* **Exercise task**: Only the lines from the start of the data below through the line that contains "import pandas as pd" are to be copied, exactly and without pictures.

Code that draws figures
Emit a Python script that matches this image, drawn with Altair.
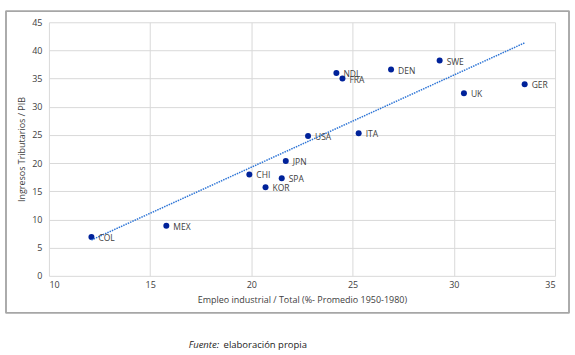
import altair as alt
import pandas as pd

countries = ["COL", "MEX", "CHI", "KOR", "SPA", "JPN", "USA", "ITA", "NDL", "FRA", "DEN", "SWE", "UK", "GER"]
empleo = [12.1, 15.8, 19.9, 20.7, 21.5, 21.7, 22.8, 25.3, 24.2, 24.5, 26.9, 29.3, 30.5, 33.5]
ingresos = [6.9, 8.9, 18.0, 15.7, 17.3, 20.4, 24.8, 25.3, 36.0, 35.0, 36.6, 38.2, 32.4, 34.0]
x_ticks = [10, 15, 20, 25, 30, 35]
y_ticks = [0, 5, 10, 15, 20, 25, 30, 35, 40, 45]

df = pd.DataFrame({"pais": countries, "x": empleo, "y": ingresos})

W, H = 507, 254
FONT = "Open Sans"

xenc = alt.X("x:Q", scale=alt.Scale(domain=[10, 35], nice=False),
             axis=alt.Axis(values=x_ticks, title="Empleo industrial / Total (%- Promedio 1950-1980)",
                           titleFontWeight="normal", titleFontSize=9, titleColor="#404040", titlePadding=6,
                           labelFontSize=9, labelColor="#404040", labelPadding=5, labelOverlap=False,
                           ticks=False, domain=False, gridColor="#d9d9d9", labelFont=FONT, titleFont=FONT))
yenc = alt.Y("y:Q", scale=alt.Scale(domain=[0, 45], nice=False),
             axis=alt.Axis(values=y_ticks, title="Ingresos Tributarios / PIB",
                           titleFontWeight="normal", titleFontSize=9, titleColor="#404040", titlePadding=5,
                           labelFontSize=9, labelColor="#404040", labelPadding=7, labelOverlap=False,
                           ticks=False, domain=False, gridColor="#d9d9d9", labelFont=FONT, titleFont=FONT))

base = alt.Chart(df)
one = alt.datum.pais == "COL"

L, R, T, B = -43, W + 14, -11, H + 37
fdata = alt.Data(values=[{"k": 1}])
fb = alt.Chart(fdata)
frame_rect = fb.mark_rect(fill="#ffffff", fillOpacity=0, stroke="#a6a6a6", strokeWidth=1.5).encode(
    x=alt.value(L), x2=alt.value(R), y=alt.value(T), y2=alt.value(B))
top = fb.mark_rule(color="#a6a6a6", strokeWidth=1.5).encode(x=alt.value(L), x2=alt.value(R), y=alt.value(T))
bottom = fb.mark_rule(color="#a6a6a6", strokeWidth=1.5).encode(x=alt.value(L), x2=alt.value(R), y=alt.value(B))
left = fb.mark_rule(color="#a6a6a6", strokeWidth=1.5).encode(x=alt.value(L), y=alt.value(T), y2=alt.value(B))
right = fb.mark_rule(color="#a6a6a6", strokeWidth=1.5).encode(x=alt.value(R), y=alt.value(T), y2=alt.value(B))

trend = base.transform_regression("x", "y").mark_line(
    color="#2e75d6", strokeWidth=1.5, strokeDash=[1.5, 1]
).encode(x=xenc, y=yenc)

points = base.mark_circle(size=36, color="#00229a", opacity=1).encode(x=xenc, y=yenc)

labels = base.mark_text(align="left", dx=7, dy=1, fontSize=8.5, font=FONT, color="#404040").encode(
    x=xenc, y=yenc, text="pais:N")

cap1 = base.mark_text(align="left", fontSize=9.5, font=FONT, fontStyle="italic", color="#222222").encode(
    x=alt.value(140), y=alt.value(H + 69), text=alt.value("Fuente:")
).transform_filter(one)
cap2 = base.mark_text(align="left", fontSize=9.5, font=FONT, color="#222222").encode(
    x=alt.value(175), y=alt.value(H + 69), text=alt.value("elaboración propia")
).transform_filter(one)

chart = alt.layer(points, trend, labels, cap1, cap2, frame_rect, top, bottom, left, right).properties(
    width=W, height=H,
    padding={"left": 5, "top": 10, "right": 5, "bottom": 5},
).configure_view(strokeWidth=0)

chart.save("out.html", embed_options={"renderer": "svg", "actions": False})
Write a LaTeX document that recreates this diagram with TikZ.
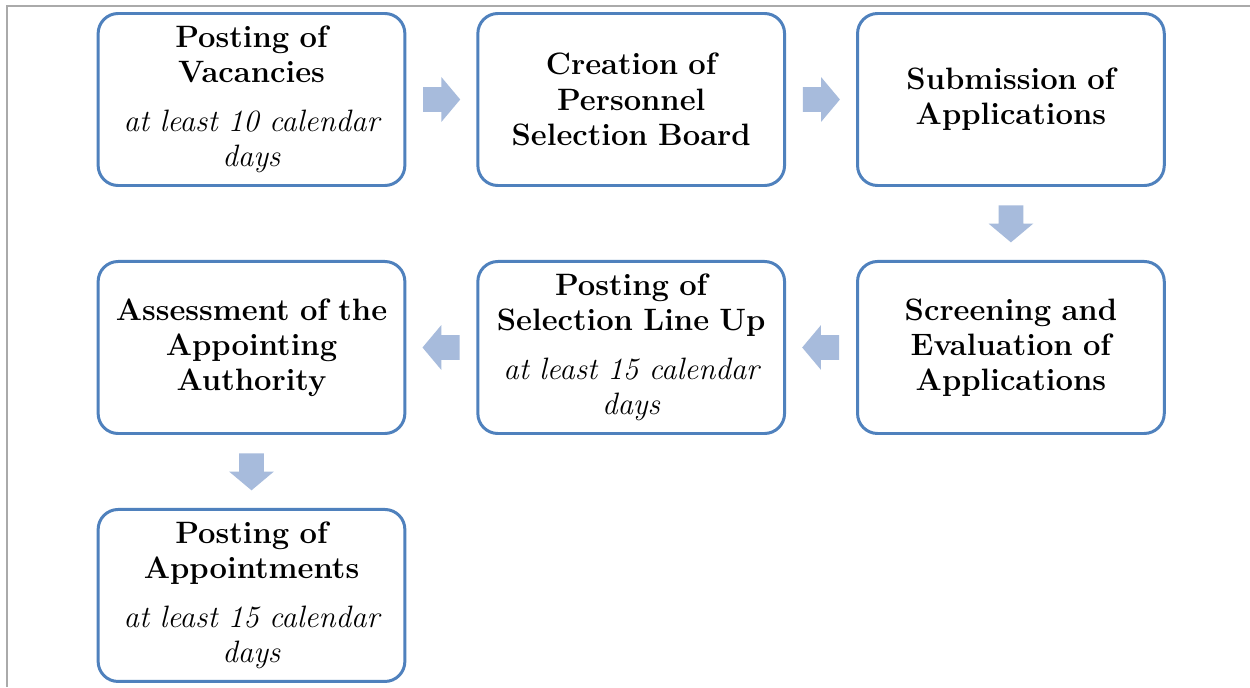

* **Reply to the task**:
Emit a Python script that matches this image, drawn with Altair.
import altair as alt
import pandas as pd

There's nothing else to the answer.